If you’re starting a new job, congratulations! But what should you do with your old employer’s retirement plan?

Four Choices

When you leave your old job, you have four choices for your 401(k):

  1. Cash it out
  2. Do nothing
  3. Move it to your new employer
  4. Roll it over into an individual retirement account (IRA)
Cashing Out

Cashing out your 401(k) before you’re 59 and a half years old will result in a 10% penalty and income tax on the amount. It’s best to avoid this option if possible.

Doing Nothing

You can leave your 401(k) with your old employer if they permit it. This may be a good option if you like the choices in that retirement plan and can keep track of it. However, it’s easy to forget about it if you just leave it at your old employer.

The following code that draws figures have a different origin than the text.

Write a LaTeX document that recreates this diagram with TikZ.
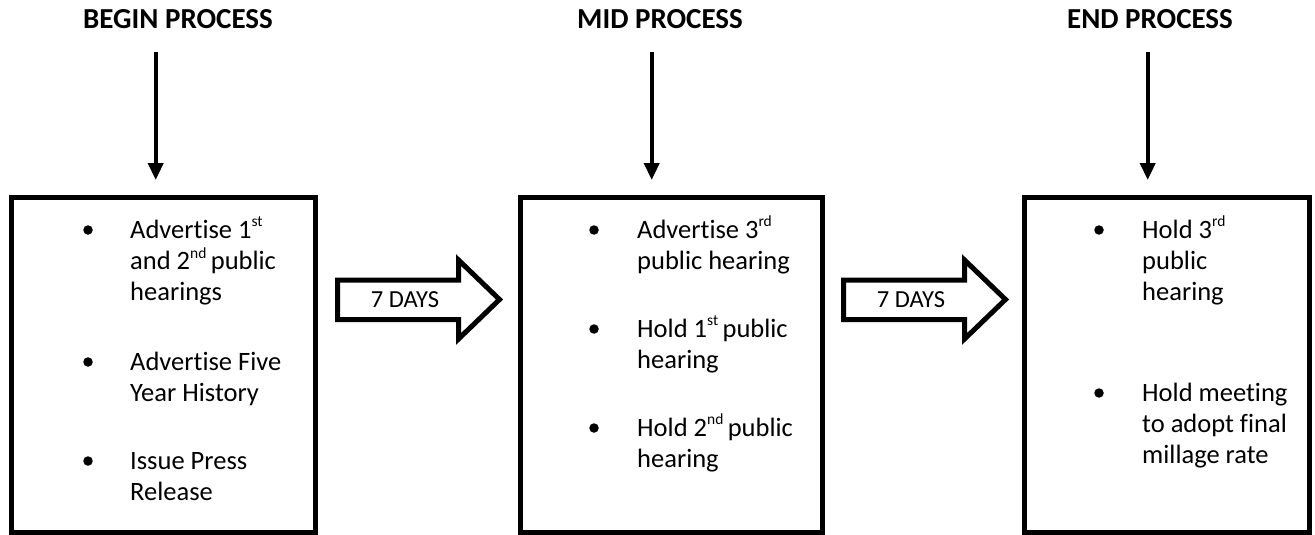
\documentclass[tikz,border=0pt]{standalone}
\usepackage{fontspec}
\setmainfont{Carlito}[Ligatures={NoCommon}]
\usetikzlibrary{arrows.meta}
\newcommand{\sups}[1]{\raisebox{0.42em}{\fontsize{15.5}{15.5}\selectfont #1}}
\begin{document}
\begin{tikzpicture}[x=1pt,y=-1pt,
  title/.style={font=\fontsize{29}{33}\selectfont\bfseries, anchor=base, inner sep=0pt},
  procbox/.style={draw, line width=5pt, minimum height=335pt, inner sep=0pt},
  txt/.style={font=\fontsize{26.5}{31}\selectfont, anchor=base west, inner sep=0pt},
  dot/.style={circle, fill, inner sep=0pt, minimum size=9.5pt},
  down/.style={line width=3.8pt, -{Triangle[width=15pt,length=17pt]}},
  blockarrow/.style={draw, line width=5pt, fill=white, miter limit=10},
  days/.style={font=\fontsize{24.5}{28}\selectfont, inner sep=0pt}]
\useasboundingbox (0,0) rectangle (1315,535);

% titles
\node[title] (t1) at (178,28.3) {BEGIN PROCESS};
\node[title] (t2) at (660,28.3) {MID PROCESS};
\node[title] (t3) at (1150,28.3) {END PROCESS};

% boxes
\node[procbox, minimum width=304pt] (b1) at (163.5,365) {};
\node[procbox, minimum width=302pt] (b2) at (671,365) {};
\node[procbox, minimum width=285.5pt] (b3) at (1166.75,365) {};

% down arrows
\coordinate (s1) at (155.7,52);  \coordinate (e1) at (155.7,180);
\coordinate (s2) at (651.7,52);  \coordinate (e2) at (651.7,180);
\coordinate (s3) at (1147.7,52); \coordinate (e3) at (1147.7,180);
\draw[down] (s1) -- (e1);
\draw[down] (s2) -- (e2);
\draw[down] (s3) -- (e3);

% block arrows
\draw[blockarrow] (337.5,280) -- (458.5,280) -- (458.5,260) -- (499.5,299.5) -- (458.5,339) -- (458.5,319.5) -- (337.5,319.5) -- cycle;
\node[days] (d1) at (405,300) {7 DAYS};
\draw[blockarrow] (843.5,280) -- (964.5,280) -- (964.5,260) -- (1005.5,299.5) -- (964.5,339) -- (964.5,319.5) -- (843.5,319.5) -- cycle;
\node[days] (d2) at (911,300) {7 DAYS};

% box 1 content
\node[dot] (p11) at (88,230) {};
\node[txt] (l11) at (130,238) {Advertise 1\sups{st}};
\node[txt] (l12) at (130,269.3) {and 2\sups{nd}\,public};
\node[txt] (l13) at (130,300.6) {hearings};
\node[dot] (p12) at (88,362) {};
\node[txt] (l14) at (130,370) {Advertise Five};
\node[txt] (l15) at (130,401.3) {Year History};
\node[dot] (p13) at (88,461) {};
\node[txt] (l16) at (130,469) {Issue Press};
\node[txt] (l17) at (130,500.3) {Release};

% box 2 content
\node[dot] (p21) at (594,230) {};
\node[txt] (l21) at (637,238) {Advertise 3\sups{rd}};
\node[txt] (l22) at (637,269.3) {public hearing};
\node[dot] (p22) at (594,329) {};
\node[txt] (l23) at (637,337) {Hold 1\sups{st}\,public};
\node[txt] (l24) at (637,368.3) {hearing};
\node[dot] (p23) at (594,428) {};
\node[txt] (l25) at (637,436) {Hold 2\sups{nd}\,public};
\node[txt] (l26) at (637,467.3) {hearing};

% box 3 content
\node[dot] (p31) at (1099,230) {};
\node[txt] (l31) at (1142,238) {Hold 3\sups{rd}};
\node[txt] (l32) at (1142,269.3) {public};
\node[txt] (l33) at (1142,300.6) {hearing};
\node[dot] (p32) at (1099,393) {};
\node[txt] (l34) at (1142,401) {Hold meeting};
\node[txt] (l35) at (1142,432.3) {to adopt final};
\node[txt] (l36) at (1142,463.6) {millage rate};
\end{tikzpicture}
\end{document}
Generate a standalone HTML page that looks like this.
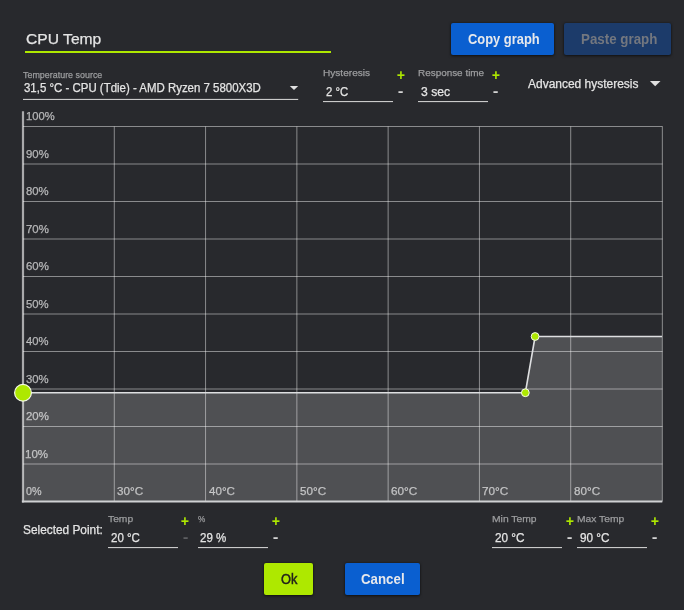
<!DOCTYPE html>
<html><head><meta charset="utf-8"><title>CPU Temp</title>
<style>
html,body{margin:0;padding:0;background:#28292d;}
body{width:684px;height:610px;position:relative;overflow:hidden;font-family:"Liberation Sans",sans-serif;}
.t{position:absolute;white-space:pre;line-height:1;transform-origin:0 50%;-webkit-text-stroke:0.25px currentColor;}
.g{position:absolute;left:0;top:0;}
.b{position:absolute;border-radius:2px;box-shadow:0 1px 3px rgba(0,0,0,.55),0 0 2px rgba(0,0,0,.35);}
</style></head><body>
<svg class="g" width="684" height="610" viewBox="0 0 684 610"><path d="M23.0,501.5 L23.00,392.75 L525.35,392.75 L535.11,336.50 L662.00,336.50 L662.0,501.5 Z" fill="#ffffff" fill-opacity="0.185"/><line x1="23.0" x2="662.5" y1="464.0" y2="464.0" stroke="rgba(255,255,255,0.46)" stroke-width="1"/><line x1="23.0" x2="662.5" y1="426.5" y2="426.5" stroke="rgba(255,255,255,0.46)" stroke-width="1"/><line x1="23.0" x2="662.5" y1="389.0" y2="389.0" stroke="rgba(255,255,255,0.46)" stroke-width="1"/><line x1="23.0" x2="662.5" y1="351.5" y2="351.5" stroke="rgba(255,255,255,0.46)" stroke-width="1"/><line x1="23.0" x2="662.5" y1="314.0" y2="314.0" stroke="rgba(255,255,255,0.46)" stroke-width="1"/><line x1="23.0" x2="662.5" y1="276.5" y2="276.5" stroke="rgba(255,255,255,0.46)" stroke-width="1"/><line x1="23.0" x2="662.5" y1="239.0" y2="239.0" stroke="rgba(255,255,255,0.46)" stroke-width="1"/><line x1="23.0" x2="662.5" y1="201.5" y2="201.5" stroke="rgba(255,255,255,0.46)" stroke-width="1"/><line x1="23.0" x2="662.5" y1="164.0" y2="164.0" stroke="rgba(255,255,255,0.46)" stroke-width="1"/><line x1="23.0" x2="662.5" y1="126.5" y2="126.5" stroke="rgba(255,255,255,0.46)" stroke-width="1"/><line x1="114.29" x2="114.29" y1="126.5" y2="501.5" stroke="rgba(255,255,255,0.46)" stroke-width="1"/><line x1="205.57" x2="205.57" y1="126.5" y2="501.5" stroke="rgba(255,255,255,0.46)" stroke-width="1"/><line x1="296.86" x2="296.86" y1="126.5" y2="501.5" stroke="rgba(255,255,255,0.46)" stroke-width="1"/><line x1="388.14" x2="388.14" y1="126.5" y2="501.5" stroke="rgba(255,255,255,0.46)" stroke-width="1"/><line x1="479.43" x2="479.43" y1="126.5" y2="501.5" stroke="rgba(255,255,255,0.46)" stroke-width="1"/><line x1="570.71" x2="570.71" y1="126.5" y2="501.5" stroke="rgba(255,255,255,0.46)" stroke-width="1"/><line x1="662.35" x2="662.35" y1="126.5" y2="501.5" stroke="rgba(255,255,255,0.46)" stroke-width="1"/><line x1="23.0" x2="23.0" y1="111.3" y2="502.5" stroke="rgba(255,255,255,0.6)" stroke-width="2.2"/><line x1="21.9" x2="662.3" y1="501.5" y2="501.5" stroke="#d0d1d3" stroke-width="2"/><path d="M23.00,392.75 L525.35,392.75 L535.11,336.50 L662.00,336.50" fill="none" stroke="#dedfe1" stroke-width="1.6" stroke-linejoin="round"/><circle cx="23.00" cy="392.75" r="8.4" fill="#aee800" stroke="#f4f8e8" stroke-width="1.2"/><circle cx="525.35" cy="392.75" r="3.9" fill="#aee800" stroke="#f6f9ec" stroke-width="1.0"/><circle cx="535.11" cy="336.50" r="3.9" fill="#aee800" stroke="#f6f9ec" stroke-width="1.0"/><rect x="25" y="51" width="306" height="2" fill="#aee800"/><rect x="23" y="98.9" width="275.2" height="1" fill="#dcdcdc"/><path d="M289.8,85.9 L298.2,85.9 L294,90.1 Z" fill="#e0e0e0"/><path d="M649.9,81 L660.5,81 L655.2,86.3 Z" fill="#e0e0e0"/><rect x="323" y="101.1" width="70" height="1" fill="#dcdcdc"/><rect x="418" y="101.1" width="70" height="1" fill="#dcdcdc"/><rect x="108" y="547.1" width="70" height="1" fill="#dcdcdc"/><rect x="198" y="547.1" width="70" height="1" fill="#dcdcdc"/><rect x="492" y="547.1" width="70" height="1" fill="#dcdcdc"/><rect x="577" y="547.1" width="70" height="1" fill="#dcdcdc"/></svg>
<div class="b" style="left:451px;top:23px;width:103px;height:32px;background:#0a5fd0"></div><div class="b" style="left:564px;top:23px;width:107px;height:32px;background:#1c3b6a"></div><div class="b" style="left:264px;top:563px;width:49px;height:32px;background:#aee800"></div><div class="b" style="left:345px;top:563px;width:75px;height:32px;background:#0a5fd0"></div>
<span class="t" style="left:25.57px;top:30.78px;font-size:15.5px;color:#e4e4e4;font-weight:400;-webkit-text-stroke-width:0.25px;transform:scaleX(1.0084)">CPU Temp</span><span class="t" style="left:22.86px;top:70.12px;font-size:9.9px;color:#9c9d9f;font-weight:400;-webkit-text-stroke-width:0.25px;transform:scaleX(0.9030)">Temperature source</span><span class="t" style="left:23.64px;top:81.84px;font-size:12px;color:#e4e4e4;font-weight:400;-webkit-text-stroke-width:0.25px;transform:scaleX(0.9541)">31,5 °C - CPU (Tdie) - AMD Ryzen 7 5800X3D</span><span class="t" style="left:323.21px;top:68.32px;font-size:9.9px;color:#9c9d9f;font-weight:400;-webkit-text-stroke-width:0.25px;transform:scaleX(1.0216)">Hysteresis</span><span class="t" style="left:326.27px;top:85.84px;font-size:12px;color:#e4e4e4;font-weight:400;-webkit-text-stroke-width:0.25px;transform:scaleX(0.9469)">2 °C</span><span class="t" style="left:418.22px;top:68.32px;font-size:9.9px;color:#9c9d9f;font-weight:400;-webkit-text-stroke-width:0.25px;transform:scaleX(1.0037)">Response time</span><span class="t" style="left:420.62px;top:85.84px;font-size:12px;color:#e4e4e4;font-weight:400;-webkit-text-stroke-width:0.25px;transform:scaleX(1.0135)">3 sec</span><span class="t" style="left:528.20px;top:77.64px;font-size:12px;color:#e4e4e4;font-weight:400;-webkit-text-stroke-width:0.25px;transform:scaleX(0.9977)">Advanced hysteresis</span><span class="t" style="left:467.50px;top:32.15px;font-size:14px;color:#e6e8ec;font-weight:700;-webkit-text-stroke-width:0px;transform:scaleX(0.9222)">Copy graph</span><span class="t" style="left:580.77px;top:32.15px;font-size:14px;color:#73777f;font-weight:700;-webkit-text-stroke-width:0px;transform:scaleX(0.9531)">Paste graph</span><span class="t" style="left:22.83px;top:524.04px;font-size:12px;color:#e4e4e4;font-weight:400;-webkit-text-stroke-width:0.25px;transform:scaleX(0.9879)">Selected Point:</span><span class="t" style="left:108.04px;top:514.12px;font-size:9.9px;color:#9c9d9f;font-weight:400;-webkit-text-stroke-width:0.25px;transform:scaleX(1.0401)">Temp</span><span class="t" style="left:110.96px;top:531.94px;font-size:12px;color:#e4e4e4;font-weight:400;-webkit-text-stroke-width:0.25px;transform:scaleX(0.9600)">20 °C</span><span class="t" style="left:197.84px;top:514.12px;font-size:9.9px;color:#9c9d9f;font-weight:400;-webkit-text-stroke-width:0.25px;transform:scaleX(0.8294)">%</span><span class="t" style="left:199.96px;top:531.94px;font-size:12px;color:#e4e4e4;font-weight:400;-webkit-text-stroke-width:0.25px;transform:scaleX(0.9610)">29 %</span><span class="t" style="left:491.69px;top:514.12px;font-size:9.9px;color:#9c9d9f;font-weight:400;-webkit-text-stroke-width:0.25px;transform:scaleX(1.0446)">Min Temp</span><span class="t" style="left:494.95px;top:531.94px;font-size:12px;color:#e4e4e4;font-weight:400;-webkit-text-stroke-width:0.25px;transform:scaleX(0.9805)">20 °C</span><span class="t" style="left:576.70px;top:514.12px;font-size:9.9px;color:#9c9d9f;font-weight:400;-webkit-text-stroke-width:0.25px;transform:scaleX(1.0407)">Max Temp</span><span class="t" style="left:579.95px;top:531.94px;font-size:12px;color:#e4e4e4;font-weight:400;-webkit-text-stroke-width:0.25px;transform:scaleX(0.9771)">90 °C</span><span class="t" style="left:280.60px;top:572.15px;font-size:14px;color:#22231c;font-weight:400;-webkit-text-stroke-width:0.45px;transform:scaleX(0.9168)">Ok</span><span class="t" style="left:361.28px;top:572.15px;font-size:14px;color:#e6e8ec;font-weight:700;-webkit-text-stroke-width:0px;transform:scaleX(0.9497)">Cancel</span><span class="t" style="left:25.86px;top:485.79px;font-size:11px;color:rgba(255,255,255,0.57);font-weight:400;-webkit-text-stroke-width:0.25px;transform:scaleX(0.9785)">0%</span><span class="t" style="left:25.48px;top:448.79px;font-size:11px;color:rgba(255,255,255,0.57);font-weight:400;-webkit-text-stroke-width:0.25px;transform:scaleX(1.0476)">10%</span><span class="t" style="left:25.66px;top:410.79px;font-size:11px;color:rgba(255,255,255,0.57);font-weight:400;-webkit-text-stroke-width:0.25px;transform:scaleX(1.0391)">20%</span><span class="t" style="left:25.85px;top:373.79px;font-size:11px;color:rgba(255,255,255,0.57);font-weight:400;-webkit-text-stroke-width:0.25px;transform:scaleX(1.0307)">30%</span><span class="t" style="left:26.02px;top:335.79px;font-size:11px;color:rgba(255,255,255,0.57);font-weight:400;-webkit-text-stroke-width:0.25px;transform:scaleX(1.0225)">40%</span><span class="t" style="left:25.85px;top:298.79px;font-size:11px;color:rgba(255,255,255,0.57);font-weight:400;-webkit-text-stroke-width:0.25px;transform:scaleX(1.0307)">50%</span><span class="t" style="left:25.66px;top:260.79px;font-size:11px;color:rgba(255,255,255,0.57);font-weight:400;-webkit-text-stroke-width:0.25px;transform:scaleX(1.0391)">60%</span><span class="t" style="left:25.66px;top:223.79px;font-size:11px;color:rgba(255,255,255,0.57);font-weight:400;-webkit-text-stroke-width:0.25px;transform:scaleX(1.0391)">70%</span><span class="t" style="left:25.85px;top:185.79px;font-size:11px;color:rgba(255,255,255,0.57);font-weight:400;-webkit-text-stroke-width:0.25px;transform:scaleX(1.0307)">80%</span><span class="t" style="left:25.66px;top:148.79px;font-size:11px;color:rgba(255,255,255,0.57);font-weight:400;-webkit-text-stroke-width:0.25px;transform:scaleX(1.0391)">90%</span><span class="t" style="left:26.40px;top:110.79px;font-size:11px;color:rgba(255,255,255,0.57);font-weight:400;-webkit-text-stroke-width:0.25px;transform:scaleX(1.0177)">100%</span><span class="t" style="left:117.12px;top:485.69px;font-size:11px;color:rgba(255,255,255,0.57);font-weight:400;-webkit-text-stroke-width:0.25px;transform:scaleX(1.0607)">30°C</span><span class="t" style="left:208.59px;top:485.69px;font-size:11px;color:rgba(255,255,255,0.57);font-weight:400;-webkit-text-stroke-width:0.25px;transform:scaleX(1.0531)">40°C</span><span class="t" style="left:299.69px;top:485.69px;font-size:11px;color:rgba(255,255,255,0.57);font-weight:400;-webkit-text-stroke-width:0.25px;transform:scaleX(1.0607)">50°C</span><span class="t" style="left:390.79px;top:485.69px;font-size:11px;color:rgba(255,255,255,0.57);font-weight:400;-webkit-text-stroke-width:0.25px;transform:scaleX(1.0684)">60°C</span><span class="t" style="left:482.08px;top:485.69px;font-size:11px;color:rgba(255,255,255,0.57);font-weight:400;-webkit-text-stroke-width:0.25px;transform:scaleX(1.0684)">70°C</span><span class="t" style="left:573.55px;top:485.69px;font-size:11px;color:rgba(255,255,255,0.57);font-weight:400;-webkit-text-stroke-width:0.25px;transform:scaleX(1.0607)">80°C</span><span class="t" style="left:396.53px;top:66.84px;font-size:15px;color:#aee800;font-weight:700;-webkit-text-stroke-width:0.2px;transform:scaleX(0.8921)">+</span><span class="t" style="left:397.71px;top:82.97px;font-size:15px;color:#d4d4d4;font-weight:700;-webkit-text-stroke-width:0.2px;transform:scaleX(1.0541)">-</span><span class="t" style="left:491.53px;top:66.84px;font-size:15px;color:#aee800;font-weight:700;-webkit-text-stroke-width:0.2px;transform:scaleX(0.8921)">+</span><span class="t" style="left:492.71px;top:82.97px;font-size:15px;color:#d4d4d4;font-weight:700;-webkit-text-stroke-width:0.2px;transform:scaleX(1.0541)">-</span><span class="t" style="left:181.33px;top:512.94px;font-size:15px;color:#aee800;font-weight:700;-webkit-text-stroke-width:0.2px;transform:scaleX(0.8921)">+</span><span class="t" style="left:182.61px;top:528.87px;font-size:15px;color:#5e5f62;font-weight:700;-webkit-text-stroke-width:0.2px;transform:scaleX(1.0541)">-</span><span class="t" style="left:271.53px;top:512.94px;font-size:15px;color:#aee800;font-weight:700;-webkit-text-stroke-width:0.2px;transform:scaleX(0.8921)">+</span><span class="t" style="left:272.61px;top:528.87px;font-size:15px;color:#d4d4d4;font-weight:700;-webkit-text-stroke-width:0.2px;transform:scaleX(1.0541)">-</span><span class="t" style="left:565.73px;top:512.94px;font-size:15px;color:#aee800;font-weight:700;-webkit-text-stroke-width:0.2px;transform:scaleX(0.8921)">+</span><span class="t" style="left:567.21px;top:528.87px;font-size:15px;color:#d4d4d4;font-weight:700;-webkit-text-stroke-width:0.2px;transform:scaleX(1.0541)">-</span><span class="t" style="left:651.03px;top:512.94px;font-size:15px;color:#aee800;font-weight:700;-webkit-text-stroke-width:0.2px;transform:scaleX(0.8921)">+</span><span class="t" style="left:652.41px;top:528.87px;font-size:15px;color:#d4d4d4;font-weight:700;-webkit-text-stroke-width:0.2px;transform:scaleX(1.0541)">-</span>
</body></html>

Moving to Your New Employer

If your new employer permits it, you can move your 401(k) to your new employer. This can be a seamless process, and you can keep all your retirement savings in one place. However, you should make sure you like the options in the new retirement plan.

Rolling Over into an IRA

Most people are encouraged to roll over their 401(k) into an IRA with a financial institution. This gives you more control over your investments and allows you to choose what you want to invest in. However, there are some things to consider before making this decision.


According to a study by the Pew Charitable Trust, keeping your retirement money in an employer fund is less expensive in terms of fees than what you’ll pay in an IRA account.

This is because employer funds can get cheaper, institutional fees, while IRA accounts charge retail fees. While the difference may not seem like much, it can add up over time.


In conclusion, when you get a new job, you have several options for your 401(k). You can cash it out, leave it with your old employer, move it to your new employer, or roll it over into an IRA. Each option has its pros and cons, and it’s essential to consider the fees associated with each option.

Do you think the benefits of having more control over your investments in an IRA outweigh the higher fees? Why or why not?